**COLLECTED MATERIAL**
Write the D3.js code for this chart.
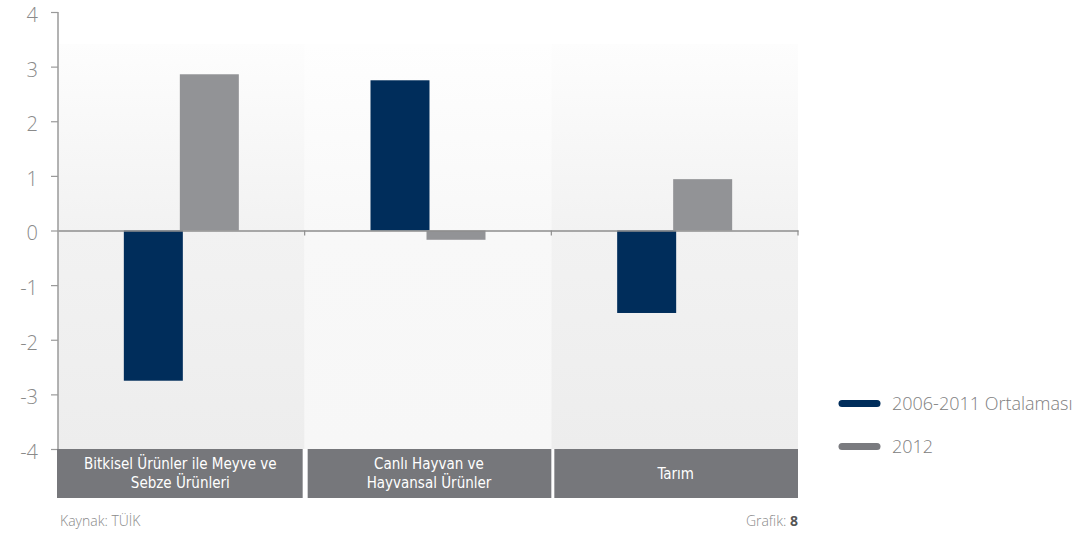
<!DOCTYPE html>
<html>
<head>
<meta charset="utf-8">
<script src="https://cdn.jsdelivr.net/npm/d3@7"></script>
<style>
  html, body { margin: 0; padding: 0; background: #ffffff; }
  svg { display: block; }
</style>
</head>
<body>
<svg id="chart" width="1081" height="535"></svg>
<script>
// Categories (two-line labels) and series
const categories = ["Bitkisel Ürünler ile Meyve ve Sebze Ürünleri", "Canlı Hayvan ve Hayvansal Ürünler", "Tarım"];
const categoryLines = [["Bitkisel Ürünler ile Meyve ve", "Sebze Ürünleri"], ["Canlı Hayvan ve", "Hayvansal Ürünler"], ["Tarım"]];
const seriesNames = ["2006-2011 Ortalaması", "2012"];
const avg2006_2011 = [-2.75, 2.75, -1.51];
const year2012 = [2.86, -0.17, 0.94];
const yTicks = [4, 3, 2, 1, 0, -1, -2, -3, -4];

const colors = { "2006-2011 Ortalaması": "#002d5b", "2012": "#929396" };
const legendColors = { "2006-2011 Ortalaması": "#002d5b", "2012": "#7a7b7f" };

const svg = d3.select("#chart");
const plotLeft = 58, plotRight = 798, plotTop = 12, plotBottom = 449;

const y = d3.scaleLinear().domain([-4, 4]).range([plotBottom, plotTop]);
const x0 = d3.scaleBand().domain(categories).range([plotLeft, plotRight]).paddingInner(0);
const x1 = d3.scalePoint().domain(seriesNames).range([-28, 28]);
const barW = 59;

// Panel backgrounds
const defs = svg.append("defs");
function grad(id, stops) {
  const g = defs.append("linearGradient").attr("id", id)
    .attr("x1", 0).attr("y1", 0).attr("x2", 0).attr("y2", 1);
  stops.forEach(s => g.append("stop").attr("offset", s[0]).attr("stop-color", s[1]));
}
grad("panelDark", [[0, "#fdfdfd"], [0.46, "#f2f2f2"], [1, "#ededed"]]);
grad("panelLight", [[0, "#fefefe"], [0.46, "#f8f8f8"], [1, "#f7f7f7"]]);

const panelTop = 44;
svg.append("g").selectAll("rect").data(categories).join("rect")
  .attr("x", d => x0(d))
  .attr("y", panelTop)
  .attr("width", x0.bandwidth())
  .attr("height", y(-4) - panelTop)
  .attr("fill", (d, i) => i === 1 ? "url(#panelLight)" : "url(#panelDark)");

// Bars
const rows = categories.map((c, i) => ({ cat: c, values: [
  { key: seriesNames[0], value: avg2006_2011[i] },
  { key: seriesNames[1], value: year2012[i] }
]}));

const groups = svg.append("g").selectAll("g").data(rows).join("g")
  .attr("transform", d => `translate(${x0(d.cat) + x0.bandwidth() / 2},0)`);
groups.selectAll("rect").data(d => d.values).join("rect")
  .attr("x", d => x1(d.key) - barW / 2)
  .attr("y", d => y(Math.max(0, d.value)))
  .attr("width", barW)
  .attr("height", d => Math.abs(y(d.value) - y(0)))
  .attr("fill", d => colors[d.key]);

// Y axis
const yAxis = d3.axisLeft(y).tickValues(yTicks).tickSize(7).tickPadding(13).tickFormat(d3.format("d"));
const ya = svg.append("g").attr("transform", `translate(${plotLeft},0)`).call(yAxis);
ya.select(".domain").attr("stroke", "#9a9a9a").attr("stroke-width", 1.5).attr("d", `M0,${y(4)}V${y(-4)}`);
ya.selectAll(".tick line").attr("stroke", "#9a9a9a").attr("stroke-width", 1.2);
ya.selectAll(".tick text")
  .attr("fill", "#8a8a8a")
  .attr("y", 3)
  .style("font-family", "'Open Sans', sans-serif")
  .style("font-weight", 300)
  .style("font-size", "20px")
  .text(d => d < 0 ? "-" + Math.abs(d) : d);

// Zero line with category separators
const xAxis = d3.axisBottom(x0).tickValues([]).tickSizeOuter(0);
const xa = svg.append("g").attr("transform", `translate(0,${y(0)})`).call(xAxis);
xa.select(".domain").attr("stroke", "#8e8e8e").attr("stroke-width", 1.5);
const seps = categories.map(c => x0(c) + x0.bandwidth());
svg.append("g").selectAll("line").data(seps).join("line")
  .attr("x1", d => d).attr("x2", d => d)
  .attr("y1", y(0)).attr("y2", y(0) + 5)
  .attr("stroke", "#8e8e8e").attr("stroke-width", 1.2);

// Category label boxes
const boxTop = 449, boxBottom = 498;
const boxes = svg.append("g").selectAll("g").data(categories).join("g");
boxes.append("rect")
  .attr("x", (d, i) => x0(d) + (i === 0 ? -1 : 3))
  .attr("y", boxTop)
  .attr("width", (d, i) => x0.bandwidth() - (i === 0 ? 1 : 3))
  .attr("height", boxBottom - boxTop)
  .attr("fill", "#76777b");
boxes.each(function (d, i) {
  const lines = categoryLines[i];
  const cx = x0(d) + x0.bandwidth() / 2 + (i === 0 ? -1 : 1);
  const mid = (boxTop + boxBottom) / 2;
  const lh = 19;
  const t = d3.select(this).append("text")
    .attr("text-anchor", "middle")
    .attr("fill", "#ffffff")
    .style("font-family", "'DejaVu Sans Condensed', 'DejaVu Sans', sans-serif")
    .style("font-stretch", "condensed")
    .style("font-size", "15px");
  lines.forEach((ln, k) => {
    t.append("tspan")
      .attr("x", cx)
      .attr("y", mid + (k - (lines.length - 1) / 2) * lh + 5)
      .text(ln);
  });
});

// Legend
const legend = svg.append("g");
seriesNames.forEach((s, i) => {
  const ly = 403.5 + i * 43;
  legend.append("line")
    .attr("x1", 842).attr("x2", 877)
    .attr("y1", ly).attr("y2", ly)
    .attr("stroke", legendColors[s]).attr("stroke-width", 7)
    .attr("stroke-linecap", "round");
  legend.append("text")
    .attr("x", 892).attr("y", ly + 6.5)
    .attr("fill", "#808080")
    .style("font-family", "'Open Sans', sans-serif")
    .style("font-weight", 300)
    .style("font-size", "18px")
    .text(s);
});

// Footer
svg.append("text")
  .attr("x", 60).attr("y", 526)
  .attr("fill", "#8a8a8a")
  .style("font-family", "'Open Sans', sans-serif")
  .style("font-weight", 300)
  .style("font-size", "14px")
  .text("Kaynak: TÜİK");
const gf = svg.append("text")
  .attr("x", 798).attr("y", 526)
  .attr("text-anchor", "end")
  .attr("fill", "#8a8a8a")
  .style("font-family", "'Open Sans', sans-serif")
  .style("font-weight", 300)
  .style("font-size", "14px");
gf.append("tspan").text("Grafik: ");
gf.append("tspan").attr("fill", "#555").style("font-weight", 700).text("8");
</script>
</body>
</html>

**PROBLEM DESCRIPTION**
All the material shown above is to be copied exactly, with no pictures carried over.

**CORRECT RESPONSE**
Write the D3.js code for this chart.
<!DOCTYPE html>
<html>
<head>
<meta charset="utf-8">
<script src="https://cdn.jsdelivr.net/npm/d3@7"></script>
<style>
  html, body { margin: 0; padding: 0; background: #ffffff; }
  svg { display: block; }
</style>
</head>
<body>
<svg id="chart" width="1081" height="535"></svg>
<script>
// Categories (two-line labels) and series
const categories = ["Bitkisel Ürünler ile Meyve ve Sebze Ürünleri", "Canlı Hayvan ve Hayvansal Ürünler", "Tarım"];
const categoryLines = [["Bitkisel Ürünler ile Meyve ve", "Sebze Ürünleri"], ["Canlı Hayvan ve", "Hayvansal Ürünler"], ["Tarım"]];
const seriesNames = ["2006-2011 Ortalaması", "2012"];
const avg2006_2011 = [-2.75, 2.75, -1.51];
const year2012 = [2.86, -0.17, 0.94];
const yTicks = [4, 3, 2, 1, 0, -1, -2, -3, -4];

const colors = { "2006-2011 Ortalaması": "#002d5b", "2012": "#929396" };
const legendColors = { "2006-2011 Ortalaması": "#002d5b", "2012": "#7a7b7f" };

const svg = d3.select("#chart");
const plotLeft = 58, plotRight = 798, plotTop = 12, plotBottom = 449;

const y = d3.scaleLinear().domain([-4, 4]).range([plotBottom, plotTop]);
const x0 = d3.scaleBand().domain(categories).range([plotLeft, plotRight]).paddingInner(0);
const x1 = d3.scalePoint().domain(seriesNames).range([-28, 28]);
const barW = 59;

// Panel backgrounds
const defs = svg.append("defs");
function grad(id, stops) {
  const g = defs.append("linearGradient").attr("id", id)
    .attr("x1", 0).attr("y1", 0).attr("x2", 0).attr("y2", 1);
  stops.forEach(s => g.append("stop").attr("offset", s[0]).attr("stop-color", s[1]));
}
grad("panelDark", [[0, "#fdfdfd"], [0.46, "#f2f2f2"], [1, "#ededed"]]);
grad("panelLight", [[0, "#fefefe"], [0.46, "#f8f8f8"], [1, "#f7f7f7"]]);

const panelTop = 44;
svg.append("g").selectAll("rect").data(categories).join("rect")
  .attr("x", d => x0(d))
  .attr("y", panelTop)
  .attr("width", x0.bandwidth())
  .attr("height", y(-4) - panelTop)
  .attr("fill", (d, i) => i === 1 ? "url(#panelLight)" : "url(#panelDark)");

// Bars
const rows = categories.map((c, i) => ({ cat: c, values: [
  { key: seriesNames[0], value: avg2006_2011[i] },
  { key: seriesNames[1], value: year2012[i] }
]}));

const groups = svg.append("g").selectAll("g").data(rows).join("g")
  .attr("transform", d => `translate(${x0(d.cat) + x0.bandwidth() / 2},0)`);
groups.selectAll("rect").data(d => d.values).join("rect")
  .attr("x", d => x1(d.key) - barW / 2)
  .attr("y", d => y(Math.max(0, d.value)))
  .attr("width", barW)
  .attr("height", d => Math.abs(y(d.value) - y(0)))
  .attr("fill", d => colors[d.key]);

// Y axis
const yAxis = d3.axisLeft(y).tickValues(yTicks).tickSize(7).tickPadding(13).tickFormat(d3.format("d"));
const ya = svg.append("g").attr("transform", `translate(${plotLeft},0)`).call(yAxis);
ya.select(".domain").attr("stroke", "#9a9a9a").attr("stroke-width", 1.5).attr("d", `M0,${y(4)}V${y(-4)}`);
ya.selectAll(".tick line").attr("stroke", "#9a9a9a").attr("stroke-width", 1.2);
ya.selectAll(".tick text")
  .attr("fill", "#8a8a8a")
  .attr("y", 3)
  .style("font-family", "'Open Sans', sans-serif")
  .style("font-weight", 300)
  .style("font-size", "20px")
  .text(d => d < 0 ? "-" + Math.abs(d) : d);

// Zero line with category separators
const xAxis = d3.axisBottom(x0).tickValues([]).tickSizeOuter(0);
const xa = svg.append("g").attr("transform", `translate(0,${y(0)})`).call(xAxis);
xa.select(".domain").attr("stroke", "#8e8e8e").attr("stroke-width", 1.5);
const seps = categories.map(c => x0(c) + x0.bandwidth());
svg.append("g").selectAll("line").data(seps).join("line")
  .attr("x1", d => d).attr("x2", d => d)
  .attr("y1", y(0)).attr("y2", y(0) + 5)
  .attr("stroke", "#8e8e8e").attr("stroke-width", 1.2);

// Category label boxes
const boxTop = 449, boxBottom = 498;
const boxes = svg.append("g").selectAll("g").data(categories).join("g");
boxes.append("rect")
  .attr("x", (d, i) => x0(d) + (i === 0 ? -1 : 3))
  .attr("y", boxTop)
  .attr("width", (d, i) => x0.bandwidth() - (i === 0 ? 1 : 3))
  .attr("height", boxBottom - boxTop)
  .attr("fill", "#76777b");
boxes.each(function (d, i) {
  const lines = categoryLines[i];
  const cx = x0(d) + x0.bandwidth() / 2 + (i === 0 ? -1 : 1);
  const mid = (boxTop + boxBottom) / 2;
  const lh = 19;
  const t = d3.select(this).append("text")
    .attr("text-anchor", "middle")
    .attr("fill", "#ffffff")
    .style("font-family", "'DejaVu Sans Condensed', 'DejaVu Sans', sans-serif")
    .style("font-stretch", "condensed")
    .style("font-size", "15px");
  lines.forEach((ln, k) => {
    t.append("tspan")
      .attr("x", cx)
      .attr("y", mid + (k - (lines.length - 1) / 2) * lh + 5)
      .text(ln);
  });
});

// Legend
const legend = svg.append("g");
seriesNames.forEach((s, i) => {
  const ly = 403.5 + i * 43;
  legend.append("line")
    .attr("x1", 842).attr("x2", 877)
    .attr("y1", ly).attr("y2", ly)
    .attr("stroke", legendColors[s]).attr("stroke-width", 7)
    .attr("stroke-linecap", "round");
  legend.append("text")
    .attr("x", 892).attr("y", ly + 6.5)
    .attr("fill", "#808080")
    .style("font-family", "'Open Sans', sans-serif")
    .style("font-weight", 300)
    .style("font-size", "18px")
    .text(s);
});

// Footer
svg.append("text")
  .attr("x", 60).attr("y", 526)
  .attr("fill", "#8a8a8a")
  .style("font-family", "'Open Sans', sans-serif")
  .style("font-weight", 300)
  .style("font-size", "14px")
  .text("Kaynak: TÜİK");
const gf = svg.append("text")
  .attr("x", 798).attr("y", 526)
  .attr("text-anchor", "end")
  .attr("fill", "#8a8a8a")
  .style("font-family", "'Open Sans', sans-serif")
  .style("font-weight", 300)
  .style("font-size", "14px");
gf.append("tspan").text("Grafik: ");
gf.append("tspan").attr("fill", "#555").style("font-weight", 700).text("8");
</script>
</body>
</html>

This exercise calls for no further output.